Значит, однодельца посадили рядом со мной. Интересно. Ну и что - попробовал, стучу в стенку.
- Сеня, это я, Яша! - никто из надзирателей не мешает.
Ответ:
- Да, понял.
- Что думаешь? - спрашиваю.
- Признался.
- Почему? Ведь это ложь.
- Думаю о смерти, - отвечает.
Здесь решил его резко обидеть, может это поможет.
- Ты - мерзкий гад!
Он пытался что-то ответить, но я прекратил, не хочу слушать.
На допросы не вызывают. Голод усилился, пайку хлеба дают через день. Слабею, теряю вес. В какое-то
утро вызывают меня, заводят в небольшой зал, усаживают в левый угол. Впереди на подъеме стол, кресло. На стене, как обычно, портреты вождей. Вижу заводят еще одного, держат подмышки, еле передвигается, лицо -один нос, глаз не видно, одни впадины.
- "Боже мой, ведь это Шломо! Что с ним сделали?" Входят трое офицеров, все встают, Шломе помогают встать. Оказывается, главный прокурор, два помощника. Очная ставка. Обращаются к Зельковичу, зачитывают ему его же показания. Шпионаж, измена, диверсия, контрабанда - все вместе со мной. Много деталей и т.д.
- Обвиняемый Зелькович, подтверждаете ли вы свои показания?
Слабым, дрожащим голосом отвечает:
- Да, подтверждаю.
Здесь я не выдержал и не дожидаясь разрешения встал и быстро:
- Гражданин прокурор, посмотрите на этого изуродованного человека. Это все ложь! Его заставили, - больше не успел. Силой посадили, закрывая рот.
Но чудо произошло. Услышав это, Шломо приподнялся и с места, как мог громче:
- Шепетинский прав!
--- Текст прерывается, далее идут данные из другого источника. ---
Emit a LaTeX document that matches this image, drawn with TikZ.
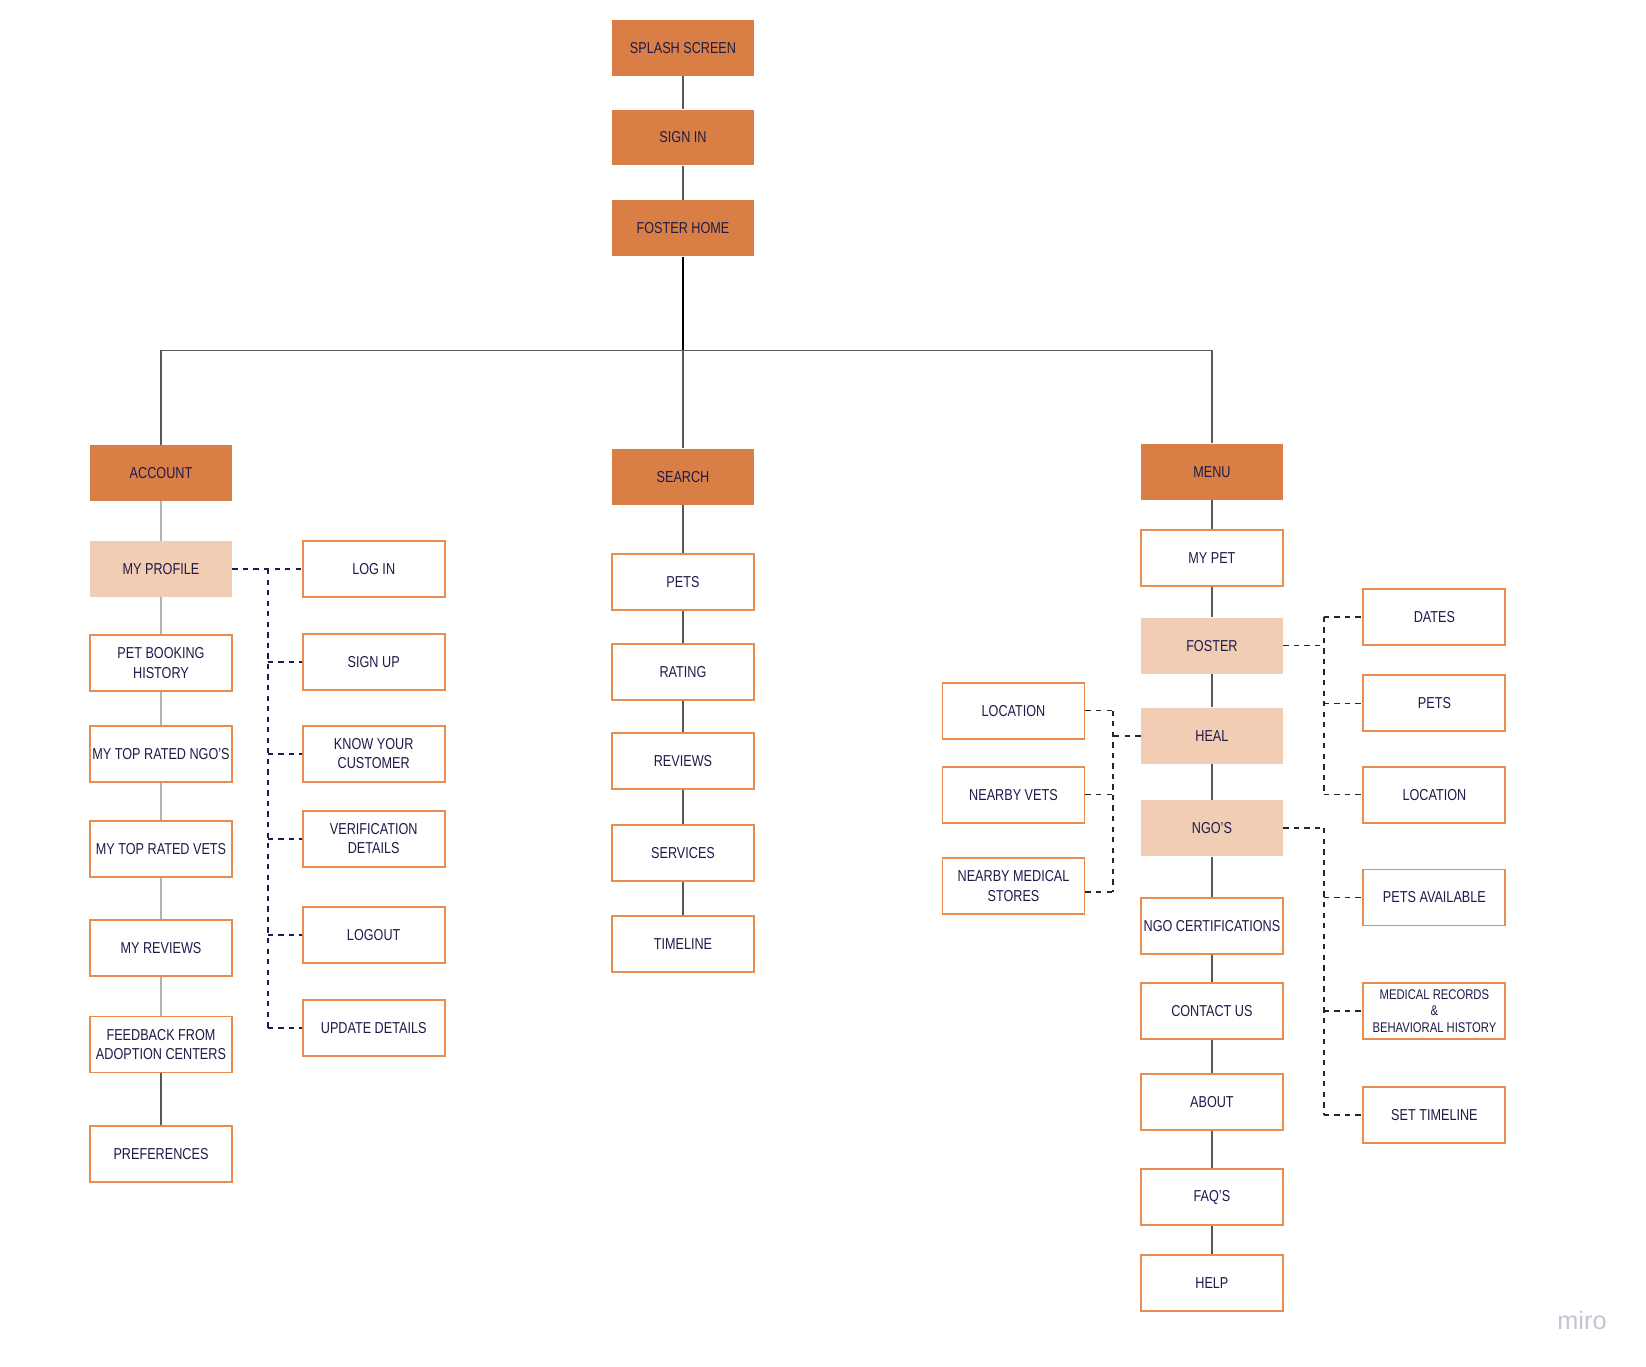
\documentclass[tikz,border=0pt]{standalone}
\usepackage{fontspec}
\setmainfont[FakeStretch=0.8]{Liberation Sans}
\newfontfamily\markfont{Liberation Sans}
\usepackage{tikz}
\usetikzlibrary{positioning}
\definecolor{mainfill}{HTML}{D97F45}
\definecolor{softfill}{HTML}{F1CDB3}
\definecolor{edgeor}{HTML}{E98C4F}
\definecolor{ink}{HTML}{1E1B4B}
\definecolor{navy}{HTML}{1C1C50}
\definecolor{watermark}{HTML}{C4C4D6}

\begin{document}
\begin{tikzpicture}[
  x=0.02cm, y=-0.02cm,
  box/.style={
    minimum width=2.84cm,
    minimum height=1.12cm,
    inner xsep=0pt,
    inner ysep=1pt,
    align=center,
    text=ink,
    font=\small
  },
  mainbox/.style={box, fill=mainfill},
  softbox/.style={box, fill=softfill},
  pagebox/.style={box, fill=white, draw=edgeor, line width=1.1pt},
  conn/.style={draw=black!65, line width=0.8pt},
  connlight/.style={draw=black!30, line width=0.8pt},
  ldash/.style={draw=navy, dashed, line width=1.1pt},
  mdash/.style={draw=black!85, dashed, line width=0.9pt}
]
  \useasboundingbox (0,0) rectangle (1646,1366);

  % top flow
  \node[mainbox] (splash) at (683,47.8)  {SPLASH SCREEN};
  \node[mainbox] (signin) at (683,137.5) {SIGN IN};
  \node[mainbox] (home)   at (683,228.3) {FOSTER HOME};
  \coordinate (hub) at (683,350.6);

  \node[mainbox] (account) at (161,472.9)   {ACCOUNT};
  \node[mainbox] (search)  at (683,476.6)   {SEARCH};
  \node[mainbox] (menu)    at (1211.9,471.8) {MENU};

  % account column
  \node[softbox] (profile)  at (161,569)    {MY PROFILE};
  \node[pagebox] (booking)  at (161,662.9)  {PET BOOKING\\HISTORY};
  \node[pagebox] (topngo)   at (161,753.7)  {MY TOP RATED NGO'S};
  \node[pagebox] (topvets)  at (161,849.2)  {MY TOP RATED VETS};
  \node[pagebox] (myrev)    at (161,947.9)  {MY REVIEWS};
  \node[pagebox] (feedback) at (161,1044.5) {FEEDBACK FROM\\ADOPTION CENTERS};
  \node[pagebox] (prefs)    at (161,1153.6) {PREFERENCES};

  \node[pagebox] (login)  at (373.7,569)    {LOG IN};
  \node[pagebox] (signup) at (373.7,662.4)  {SIGN UP};
  \node[pagebox] (kyc)    at (373.7,753.7)  {KNOW YOUR\\CUSTOMER};
  \node[pagebox] (verify) at (373.7,838.7)  {VERIFICATION\\DETAILS};
  \node[pagebox] (logout) at (373.7,935.3)  {LOGOUT};
  \node[pagebox] (update) at (373.7,1027.7) {UPDATE DETAILS};
  \coordinate (ltop) at (267.7,569);
  \coordinate (lbot) at (267.7,1027.7);

  % search column
  \node[pagebox] (spets)    at (683,582)    {PETS};
  \node[pagebox] (rating)   at (683,671.8)  {RATING};
  \node[pagebox] (reviews)  at (683,761)    {REVIEWS};
  \node[pagebox] (services) at (683,853.4)  {SERVICES};
  \node[pagebox] (timeline) at (683,943.7)  {TIMELINE};

  % menu column
  \node[pagebox] (mypet)   at (1211.9,558.4)  {MY PET};
  \node[softbox] (foster)  at (1211.9,645.6)  {FOSTER};
  \node[softbox] (heal)    at (1211.9,735.8)  {HEAL};
  \node[softbox] (ngos)    at (1211.9,828.2)  {NGO'S};
  \node[pagebox] (ngocert) at (1211.9,925.8)  {NGO CERTIFICATIONS};
  \node[pagebox] (contact) at (1211.9,1010.9) {CONTACT US};
  \node[pagebox] (about)   at (1211.9,1102.2) {ABOUT};
  \node[pagebox] (faqs)    at (1211.9,1197.2) {FAQ'S};
  \node[pagebox] (help)    at (1211.9,1282.7) {HELP};

  \node[pagebox] (hloc)   at (1013.5,710.6) {LOCATION};
  \node[pagebox] (hvets)  at (1013.5,794.6) {NEARBY VETS};
  \node[pagebox] (hstore) at (1013.5,886)   {NEARBY MEDICAL\\STORES};
  \coordinate (htop) at (1112.7,710.6);
  \coordinate (hbot) at (1112.7,892);

  \node[pagebox] (dates)  at (1434.4,616.7) {DATES};
  \node[pagebox] (fpets)  at (1434.4,703.3) {PETS};
  \node[pagebox] (floc)   at (1434.4,794.6) {LOCATION};
  \node[pagebox] (avail)  at (1434.4,897.5) {PETS AVAILABLE};
  \node[pagebox,font=\footnotesize] (records) at (1434.4,1010.9)
    {MEDICAL RECORDS\\\&\\BEHAVIORAL HISTORY};
  \node[pagebox] (settime) at (1434.4,1114.8) {SET TIMELINE};
  \coordinate (ftop) at (1323.7,616.7);
  \coordinate (fbot) at (1323.7,794.6);
  \coordinate (ntop) at (1323.7,828.2);
  \coordinate (nbot) at (1323.7,1114.8);

  \node[text=watermark, font=\markfont\Large] (miro) at (1582,1320.5) {miro};

  % solid links
  \draw[conn] (splash) -- (signin);
  \draw[conn] (signin) -- (home);
  \draw[draw=black, line width=0.8pt] (home) -- (hub);
  \draw[conn] (hub) -- (search);
  \draw[conn] (account) |- (hub) -| (menu);

  \foreach \a/\b in {account/profile,profile/booking,booking/topngo,
                     topngo/topvets,topvets/myrev,myrev/feedback}
    \draw[connlight] (\a) -- (\b);
  \draw[conn] (feedback) -- (prefs);

  \foreach \a/\b in {search/spets,spets/rating,rating/reviews,
                     reviews/services,services/timeline}
    \draw[conn] (\a) -- (\b);

  \foreach \a/\b in {menu/mypet,mypet/foster,foster/heal,heal/ngos,
                     ngos/ngocert,ngocert/contact,contact/about,about/faqs,faqs/help}
    \draw[conn] (\a) -- (\b);

  % dashed links
  \draw[ldash] (profile.east) -- (login.west);
  \draw[ldash] (ltop) -- (lbot);
  \foreach \n in {signup,kyc,verify,logout,update}
    \draw[ldash] (\n.west -| ltop) -- (\n.west);

  \draw[mdash] (heal.west) -- (heal.west -| htop);
  \draw[mdash] (htop) -- (hbot);
  \foreach \n in {hloc,hvets}
    \draw[mdash] (\n.east) -- (\n.east -| htop);
  \draw[mdash] (hstore.east |- hbot) -- (hbot);

  \draw[mdash] (foster.east) -- (foster.east -| ftop);
  \draw[mdash] (ftop) -- (fbot);
  \foreach \n in {dates,fpets,floc}
    \draw[mdash] (\n.west -| ftop) -- (\n.west);

  \draw[mdash] (ngos.east) -- (ntop);
  \draw[mdash] (ntop) -- (nbot);
  \foreach \n in {avail,records,settime}
    \draw[mdash] (\n.west -| ntop) -- (\n.west);

\end{tikzpicture}
\end{document}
Меня заставили, это все ложь.
Прокурор встал, закрыл папку и обращаясь к главному следователю:
- Так очную ставку не подготавливают, - и вышел. Трудно себе представить ярость моих сопровождаю щих. Бьют, чем попало, и слышу:
- В карцер его за срыв очной ставки! Десять суток!
Раздели догола. Имевшееся у меня маленькое полотенце всунул между ногами. Не заметили. Бросили в небольшой треугольник без окон, пол бетонированный, сверху одиночные капли беспрерывно капают. Как бы не было, рад, счастлив. Это мое высказывание придало силы однодельцу, вернуло ему, может быть, веру в борьбу. Значит, не сдаваться! Ведь признание - это смертный приговор, - окончательный, обжалованию не подлежит.
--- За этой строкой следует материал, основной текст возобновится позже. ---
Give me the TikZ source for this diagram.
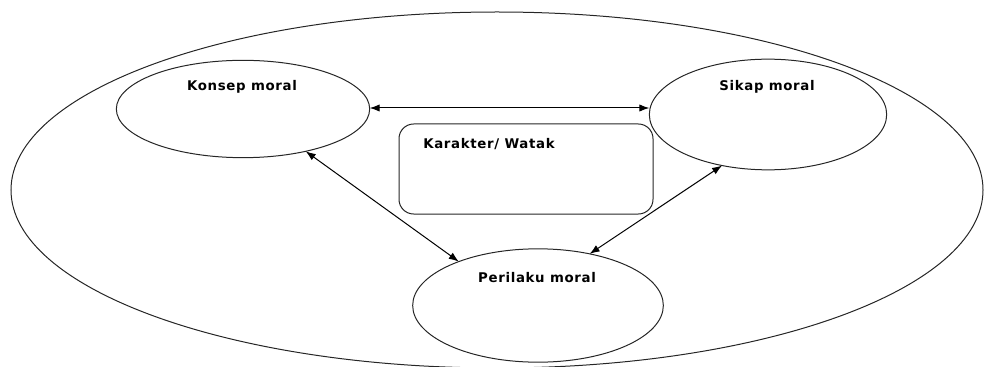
\documentclass[tikz,border=0pt]{standalone}
\usepackage{fontspec}
\newfontfamily\moralfont{DejaVu Sans}[LetterSpace=5]
\usetikzlibrary{shapes.geometric}
\usetikzlibrary{arrows.meta}

\begin{document}
\begin{tikzpicture}[x=0.75pt,y=-0.75pt,
  bubble/.style={ellipse,draw=black!85,line width=0.75pt,outer sep=0pt,inner sep=0pt},
  card/.style={rectangle,rounded corners=11pt,draw=black!85,line width=0.75pt,outer sep=0pt,inner sep=0pt},
  caption/.style={font=\moralfont\bfseries\fontsize{10}{12}\selectfont,inner sep=0pt},
  link/.style={{Latex[length=7.5pt,width=5.5pt]}-{Latex[length=7.5pt,width=5.5pt]},line width=0.75pt}]
\useasboundingbox (0,0) rectangle (984,367);

\node[bubble,minimum width=729pt,minimum height=267pt](outer) at (497,190) {};

\node[bubble,minimum width=190pt,minimum height=73pt](konsep) at (243,109) {};
\node[bubble,minimum width=178pt,minimum height=83pt](sikap) at (768,114.5) {};
\node[bubble,minimum width=188pt,minimum height=85pt](perilaku) at (538,305.5) {};
\node[card,minimum width=190.5pt,minimum height=67.5pt](karakter) at (526,169) {};

\node[caption](konseptxt) at (242,87) {Konsep moral};
\node[caption](sikaptxt) at (767,87) {Sikap moral};
\node[caption](perilakutxt) at (537,278) {Perilaku moral};
\node[caption,anchor=west](karaktertxt) at (423,144) {Karakter/ Watak};

\draw[link] (konsep.east |- 0,108) -- (sikap.west |- 0,108);
\draw[link] (konsep.-34.6) -- (perilaku.151.4);
\draw[link] (sikap.-132.6) -- (perilaku.45);

\end{tikzpicture}
\end{document}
Условия в карцере жуткие, холодно, сыро, можно только сидеть или стоять. Нужно найти место, чтобы капли на голову не падали. Но опять рад, это маленькое
полотенце, эта маленькая тряпка, радость и счастье мое: сидя - под задницей, стоя - под ногами или на голове. Просто спасение.
Пайка хлеба, горячая баланда через сутки. Сбился со счета. Кричу: "Уже прошло!" Но они счет знают. Раза два, без слов, какой-то надзиратель всунул вместе с пайкой хлеба пару кусков сахара. Свет не без добрых людей. Приободряю сам себя - выдержал уже пять суток, надо еще немного. Понимаю, что ждет продолжение. Вечность прошла, пока открыли дверь, бросили одежду.
- Одевайся! В камеру!
Обессиленный, полуслепой свалился на нару. Лежу, вытянутые ноги. Голова на чем-то. Прелесть. Разве кто-нибудь может понять этой роскоши? Сосед мой, немец, понял, что со мной произошло что-то неладное. Молчит, не спрашивает. Не знаю, о чем он думал, но выскользнуло у него, как будто говорит сам с собой:
- Ведь нас учили, что евреи и коммунисты, что Советский Союз и еврейская нация - одно. А тут вдруг юде, да еще советский солдат, и так над ним издеваются.
Был у нас тоже один инцидент, не по его вине. Но в общем, мы сидели вместе. Если бы встретились раньше, во время войны, наверное только один остался бы в живых. А здесь мы товарищи по несчастью и говорить не о чем. Сутки одни оставили меня в покое. А потом как обычно - с подъемом и кровать на место, к стене. Заметил, что порция питания увеличилась, и хлеба вроде больше - 500 гр., и в баланде находили картофелину или кусочек мяса. В этих условиях организм сразу реагирует, а мысли, как молния в мозгах - ищу причину, чем это объяснить?